━━━━━ Provided material

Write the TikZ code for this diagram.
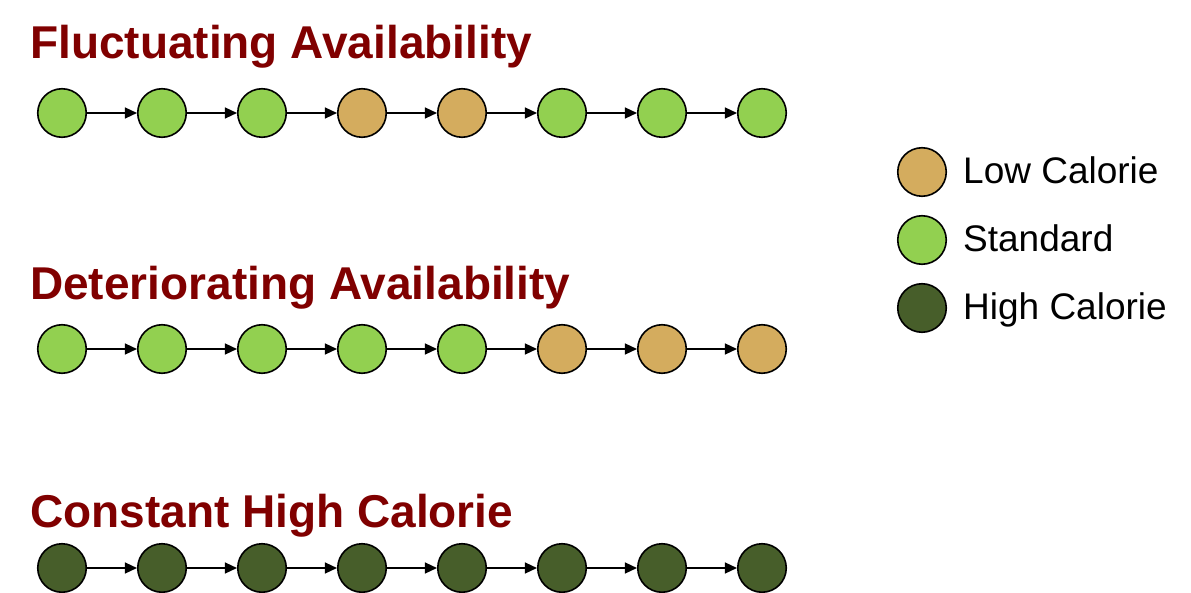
\documentclass[tikz,border=0pt]{standalone}
\usepackage{fontspec}
\setmainfont{Liberation Sans}
\usetikzlibrary{arrows.meta}
\definecolor{lowcal}{RGB}{212,172,94}
\definecolor{stdcal}{RGB}{146,208,80}
\definecolor{highcal}{RGB}{71,94,42}
\definecolor{titlered}{RGB}{128,0,0}
\tikzset{
  dot/.style={circle, draw=black, line width=1.6bp, minimum size=48.5bp, inner sep=0pt},
  lo/.style={dot, fill=lowcal},
  st/.style={dot, fill=stdcal},
  hi/.style={dot, fill=highcal},
  conn/.style={line width=1.4bp, -{Triangle[length=12bp,width=11bp]}},
  ttl/.style={anchor=base west, inner sep=0pt, text=titlered, font=\fontsize{46bp}{50bp}\selectfont\bfseries},
  leg/.style={anchor=base west, inner sep=0pt, font=\fontsize{37bp}{40bp}\selectfont},
}
\begin{document}
\begin{tikzpicture}[x=1bp,y=-1bp]
\useasboundingbox (0,0) rectangle (1191,593);
\node[ttl] (t1) at (30,59) {Fluctuating Availability};
\node[ttl] (t2) at (30,300) {Deteriorating Availability};
\node[ttl] (t3) at (30,527) {Constant High Calorie};
% row 1
\foreach \i/\s in {1/st,2/st,3/st,4/lo,5/lo,6/st,7/st,8/st}
  \node[\s] (a\i) at ({62+100*(\i-1)},113) {};
% row 2
\foreach \i/\s in {1/st,2/st,3/st,4/st,5/st,6/lo,7/lo,8/lo}
  \node[\s] (b\i) at ({62+100*(\i-1)},349) {};
% row 3
\foreach \i in {1,...,8}
  \node[hi] (c\i) at ({62+100*(\i-1)},568) {};
\foreach \i [evaluate=\i as \j using int(\i+1)] in {1,...,7}{
  \draw[conn] (a\i) -- (a\j);
  \draw[conn] (b\i) -- (b\j);
  \draw[conn] (c\i) -- (c\j);
}
% legend
\node[lo] (l1) at (922,172) {};
\node[st] (l2) at (922,240) {};
\node[hi] (l3) at (922,308) {};
\node[leg] (lt1) at (963,184) {Low Calorie};
\node[leg] (lt2) at (963,252) {Standard};
\node[leg] (lt3) at (963,320) {High Calorie};
\end{tikzpicture}
\end{document}
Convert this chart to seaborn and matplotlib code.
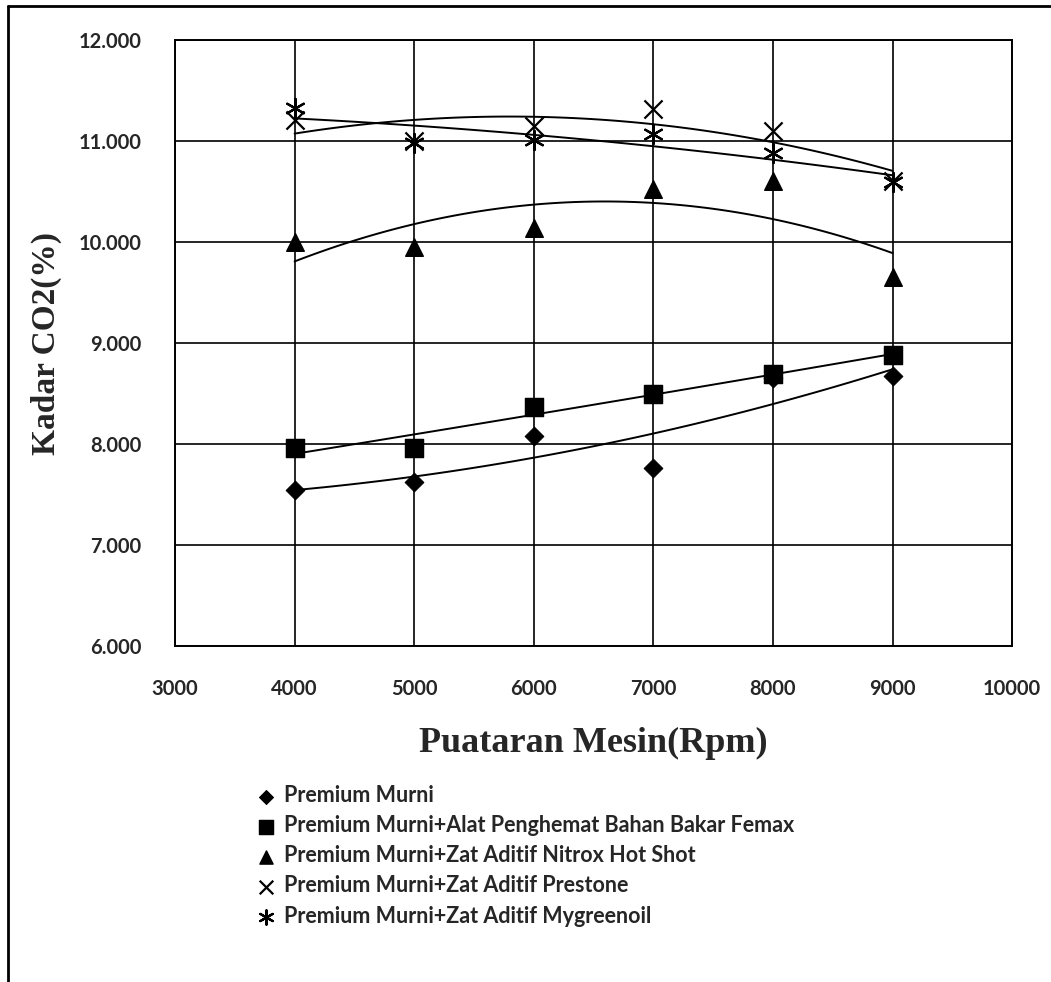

━━━━━━━━━━

# [Objective]
Transcribe the whole listing, character for character, but not its images.

# [Result for this task]
Write the TikZ code for this diagram.
\documentclass[tikz,border=0pt]{standalone}
\usepackage{fontspec}
\setmainfont{Liberation Sans}
\usetikzlibrary{arrows.meta}
\definecolor{lowcal}{RGB}{212,172,94}
\definecolor{stdcal}{RGB}{146,208,80}
\definecolor{highcal}{RGB}{71,94,42}
\definecolor{titlered}{RGB}{128,0,0}
\tikzset{
  dot/.style={circle, draw=black, line width=1.6bp, minimum size=48.5bp, inner sep=0pt},
  lo/.style={dot, fill=lowcal},
  st/.style={dot, fill=stdcal},
  hi/.style={dot, fill=highcal},
  conn/.style={line width=1.4bp, -{Triangle[length=12bp,width=11bp]}},
  ttl/.style={anchor=base west, inner sep=0pt, text=titlered, font=\fontsize{46bp}{50bp}\selectfont\bfseries},
  leg/.style={anchor=base west, inner sep=0pt, font=\fontsize{37bp}{40bp}\selectfont},
}
\begin{document}
\begin{tikzpicture}[x=1bp,y=-1bp]
\useasboundingbox (0,0) rectangle (1191,593);
\node[ttl] (t1) at (30,59) {Fluctuating Availability};
\node[ttl] (t2) at (30,300) {Deteriorating Availability};
\node[ttl] (t3) at (30,527) {Constant High Calorie};
% row 1
\foreach \i/\s in {1/st,2/st,3/st,4/lo,5/lo,6/st,7/st,8/st}
  \node[\s] (a\i) at ({62+100*(\i-1)},113) {};
% row 2
\foreach \i/\s in {1/st,2/st,3/st,4/st,5/st,6/lo,7/lo,8/lo}
  \node[\s] (b\i) at ({62+100*(\i-1)},349) {};
% row 3
\foreach \i in {1,...,8}
  \node[hi] (c\i) at ({62+100*(\i-1)},568) {};
\foreach \i [evaluate=\i as \j using int(\i+1)] in {1,...,7}{
  \draw[conn] (a\i) -- (a\j);
  \draw[conn] (b\i) -- (b\j);
  \draw[conn] (c\i) -- (c\j);
}
% legend
\node[lo] (l1) at (922,172) {};
\node[st] (l2) at (922,240) {};
\node[hi] (l3) at (922,308) {};
\node[leg] (lt1) at (963,184) {Low Calorie};
\node[leg] (lt2) at (963,252) {Standard};
\node[leg] (lt3) at (963,320) {High Calorie};
\end{tikzpicture}
\end{document}
Convert this chart to seaborn and matplotlib code.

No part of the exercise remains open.